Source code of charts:
####
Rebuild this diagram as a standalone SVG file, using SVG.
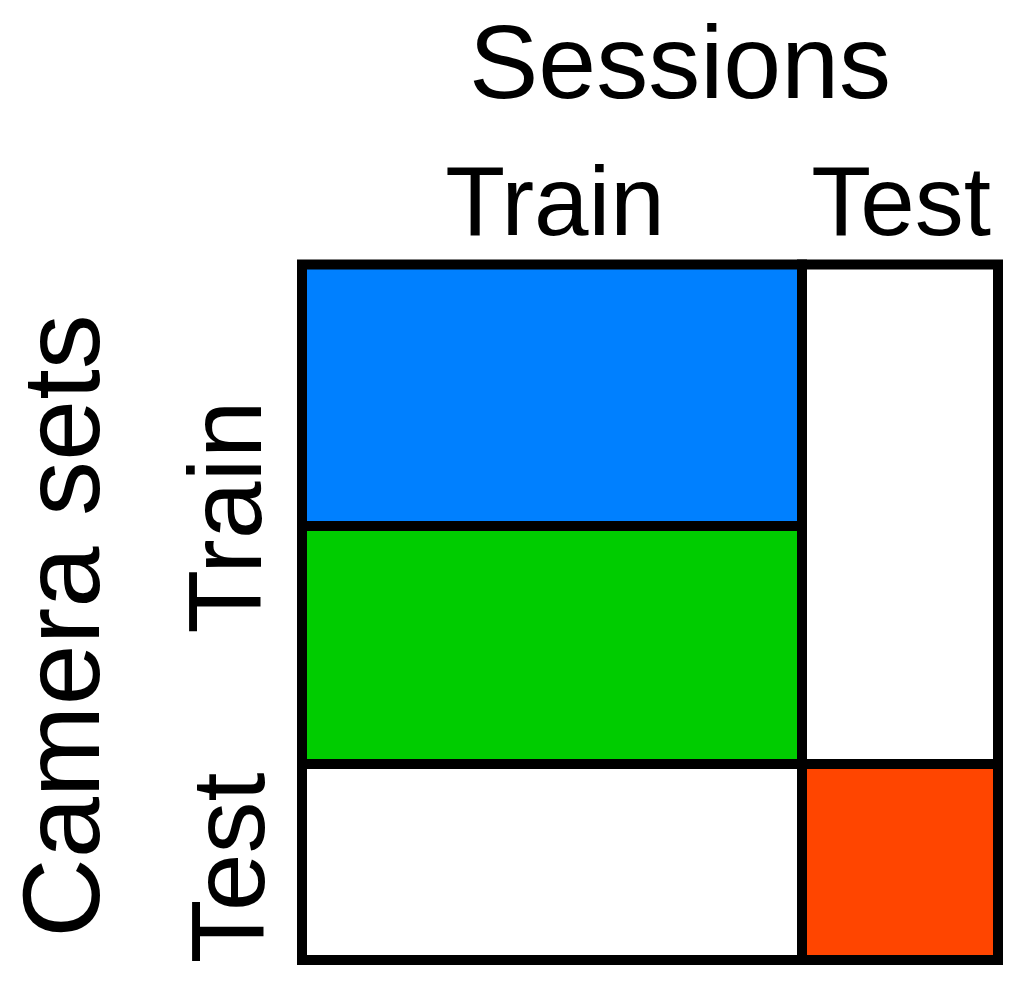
<svg xmlns="http://www.w3.org/2000/svg" width="1030" height="986" viewBox="0 0 1030 986">
<style>
text{font-family:"Liberation Sans",Arial,sans-serif;fill:#000;text-anchor:middle}
.lbl{font-size:104px}
.hdr{font-size:98px}
.cell{stroke:#000;stroke-width:10}
</style>
<rect width="1030" height="986" fill="#fff"/>
<g id="title-sessions"><text class="lbl" x="680" y="98">Sessions</text></g>
<g id="col-train"><text class="hdr" x="555" y="235">Train</text></g>
<g id="col-test"><text class="hdr" x="901" y="235">Test</text></g>
<g id="title-camera"><text class="lbl" transform="translate(99,626) rotate(-90)" style="font-size:110px">Camera sets</text></g>
<g id="row-train"><text class="lbl" transform="translate(261,517) rotate(-90)">Train</text></g>
<g id="row-test"><text class="lbl" transform="translate(264,868) rotate(-90)">Test</text></g>
<g id="cells">
<rect id="cell-blue" class="cell" x="302" y="264.5" width="500" height="261.5" fill="#0080FF"/>
<rect id="cell-green" class="cell" x="302" y="526" width="500" height="238" fill="#00CC00"/>
<rect id="cell-white-bl" class="cell" x="302" y="764" width="500" height="196" fill="#fff"/>
<rect id="cell-white-tr" class="cell" x="802" y="264.5" width="196" height="499.5" fill="#fff"/>
<rect id="cell-red" class="cell" x="802" y="764" width="196" height="196" fill="#FF4500"/>
</g>
</svg>
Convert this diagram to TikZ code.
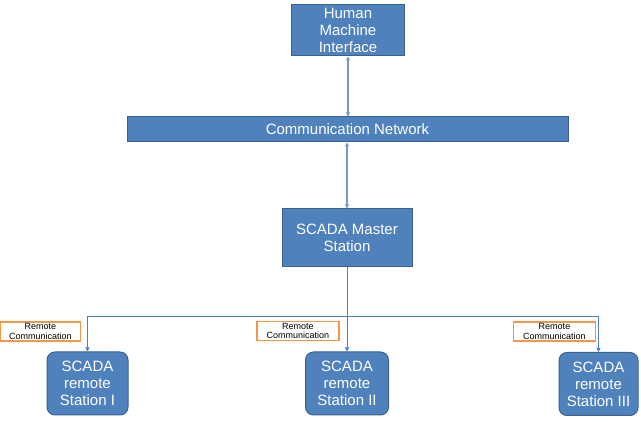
####
* _DIRECTIVE_:
Every record must be copied exactly, with the pictures left out.

* _RESULT_:
Rebuild this diagram as a standalone SVG file, using SVG.
<svg xmlns="http://www.w3.org/2000/svg" width="1030" height="986" viewBox="0 0 1030 986">
<style>
text{font-family:"Liberation Sans",Arial,sans-serif;fill:#000;text-anchor:middle}
.lbl{font-size:104px}
.hdr{font-size:98px}
.cell{stroke:#000;stroke-width:10}
</style>
<rect width="1030" height="986" fill="#fff"/>
<g id="title-sessions"><text class="lbl" x="680" y="98">Sessions</text></g>
<g id="col-train"><text class="hdr" x="555" y="235">Train</text></g>
<g id="col-test"><text class="hdr" x="901" y="235">Test</text></g>
<g id="title-camera"><text class="lbl" transform="translate(99,626) rotate(-90)" style="font-size:110px">Camera sets</text></g>
<g id="row-train"><text class="lbl" transform="translate(261,517) rotate(-90)">Train</text></g>
<g id="row-test"><text class="lbl" transform="translate(264,868) rotate(-90)">Test</text></g>
<g id="cells">
<rect id="cell-blue" class="cell" x="302" y="264.5" width="500" height="261.5" fill="#0080FF"/>
<rect id="cell-green" class="cell" x="302" y="526" width="500" height="238" fill="#00CC00"/>
<rect id="cell-white-bl" class="cell" x="302" y="764" width="500" height="196" fill="#fff"/>
<rect id="cell-white-tr" class="cell" x="802" y="264.5" width="196" height="499.5" fill="#fff"/>
<rect id="cell-red" class="cell" x="802" y="764" width="196" height="196" fill="#FF4500"/>
</g>
</svg>
Convert this diagram to TikZ code.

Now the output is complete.